Reintegration has broken marriages, as many as have fell to separation. I’ve heard it over and over.

I don’t worry.

The reason is the fundamental principle which titles this article. I know I’m not perfect. It would be hypocritical to expect perfection of my Beloved. The one thing we do, not perfectly but close enough to perfectly, is to forgive each other.

I’m going to go out on a limb and say that without forgiveness in a marriage, it is impossible for it to last. If we take as given that all of us, being human, are imperfect, then it stands to reason that we will all make errors in our relations even with the people we love the most. But if we cannot let go of those time when our partner hurts us, slights us, or fails somehow, then eventually their weight becomes overwhelming.

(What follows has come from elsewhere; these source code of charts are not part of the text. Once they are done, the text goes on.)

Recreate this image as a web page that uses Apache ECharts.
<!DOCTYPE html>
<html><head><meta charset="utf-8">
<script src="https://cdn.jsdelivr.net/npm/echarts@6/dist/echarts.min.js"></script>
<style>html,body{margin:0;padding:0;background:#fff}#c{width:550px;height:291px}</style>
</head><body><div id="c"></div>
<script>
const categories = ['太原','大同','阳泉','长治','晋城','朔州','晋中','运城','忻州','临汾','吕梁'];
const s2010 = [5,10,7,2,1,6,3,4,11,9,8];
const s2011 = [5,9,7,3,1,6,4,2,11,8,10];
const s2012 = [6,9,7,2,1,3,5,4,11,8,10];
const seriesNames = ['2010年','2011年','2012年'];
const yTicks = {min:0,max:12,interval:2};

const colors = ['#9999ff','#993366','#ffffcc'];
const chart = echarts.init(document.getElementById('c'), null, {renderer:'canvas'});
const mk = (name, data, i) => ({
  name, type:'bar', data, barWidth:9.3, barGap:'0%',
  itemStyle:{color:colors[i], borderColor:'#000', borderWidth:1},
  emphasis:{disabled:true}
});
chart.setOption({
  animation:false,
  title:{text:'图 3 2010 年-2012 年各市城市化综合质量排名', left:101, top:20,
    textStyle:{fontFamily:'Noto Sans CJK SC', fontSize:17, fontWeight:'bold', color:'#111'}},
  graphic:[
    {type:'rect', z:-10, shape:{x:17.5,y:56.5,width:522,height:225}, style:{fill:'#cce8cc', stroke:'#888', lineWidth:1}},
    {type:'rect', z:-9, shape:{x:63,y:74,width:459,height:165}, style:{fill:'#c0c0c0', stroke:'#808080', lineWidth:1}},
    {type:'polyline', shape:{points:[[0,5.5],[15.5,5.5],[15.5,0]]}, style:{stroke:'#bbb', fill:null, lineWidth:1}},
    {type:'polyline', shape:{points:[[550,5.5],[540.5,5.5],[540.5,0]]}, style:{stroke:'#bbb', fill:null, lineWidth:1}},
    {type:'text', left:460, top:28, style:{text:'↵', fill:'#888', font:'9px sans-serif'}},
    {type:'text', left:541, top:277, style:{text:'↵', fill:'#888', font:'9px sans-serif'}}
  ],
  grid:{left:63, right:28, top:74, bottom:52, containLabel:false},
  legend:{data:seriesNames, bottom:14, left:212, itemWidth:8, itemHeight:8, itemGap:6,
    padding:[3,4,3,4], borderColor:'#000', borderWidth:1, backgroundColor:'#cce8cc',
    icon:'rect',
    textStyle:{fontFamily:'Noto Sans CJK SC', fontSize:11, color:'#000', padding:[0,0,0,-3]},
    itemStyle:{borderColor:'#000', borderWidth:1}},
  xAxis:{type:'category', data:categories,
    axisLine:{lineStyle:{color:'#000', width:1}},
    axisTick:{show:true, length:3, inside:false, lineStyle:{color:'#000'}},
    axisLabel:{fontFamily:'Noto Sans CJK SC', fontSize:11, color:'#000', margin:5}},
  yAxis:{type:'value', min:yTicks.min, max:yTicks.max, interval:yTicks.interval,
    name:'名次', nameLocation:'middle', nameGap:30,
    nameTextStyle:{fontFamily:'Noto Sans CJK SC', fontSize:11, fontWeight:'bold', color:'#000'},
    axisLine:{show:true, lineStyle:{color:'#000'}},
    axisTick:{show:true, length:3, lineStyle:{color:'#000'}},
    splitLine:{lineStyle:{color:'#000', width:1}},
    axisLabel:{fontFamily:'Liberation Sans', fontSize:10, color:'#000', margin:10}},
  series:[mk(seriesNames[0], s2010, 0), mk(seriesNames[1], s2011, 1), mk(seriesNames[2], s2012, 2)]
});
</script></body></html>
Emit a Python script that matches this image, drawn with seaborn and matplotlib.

I hear people in relationships talking about forgiveness in the worst ways, as if they were given a weapon for future fights when their partner does wrong. “I’ll forgive him, but he’s going to work for it first.” Or they use the words of forgiveness, and then bring it up as a bludgeon in the next argument. This is most harmful, because it teaches the other partner that no argument is ever over, no wrong is ever made right, and nothing is ever good enough to make up for past mistakes.

Obviously, as Christians, we are commanded to forgive. To bury offenses so deep we cannot recall the details. But as humans who have sharp edges and vulnerable spots, we must learn to forgive, or we will most certainly be unable to bear each other’s presence.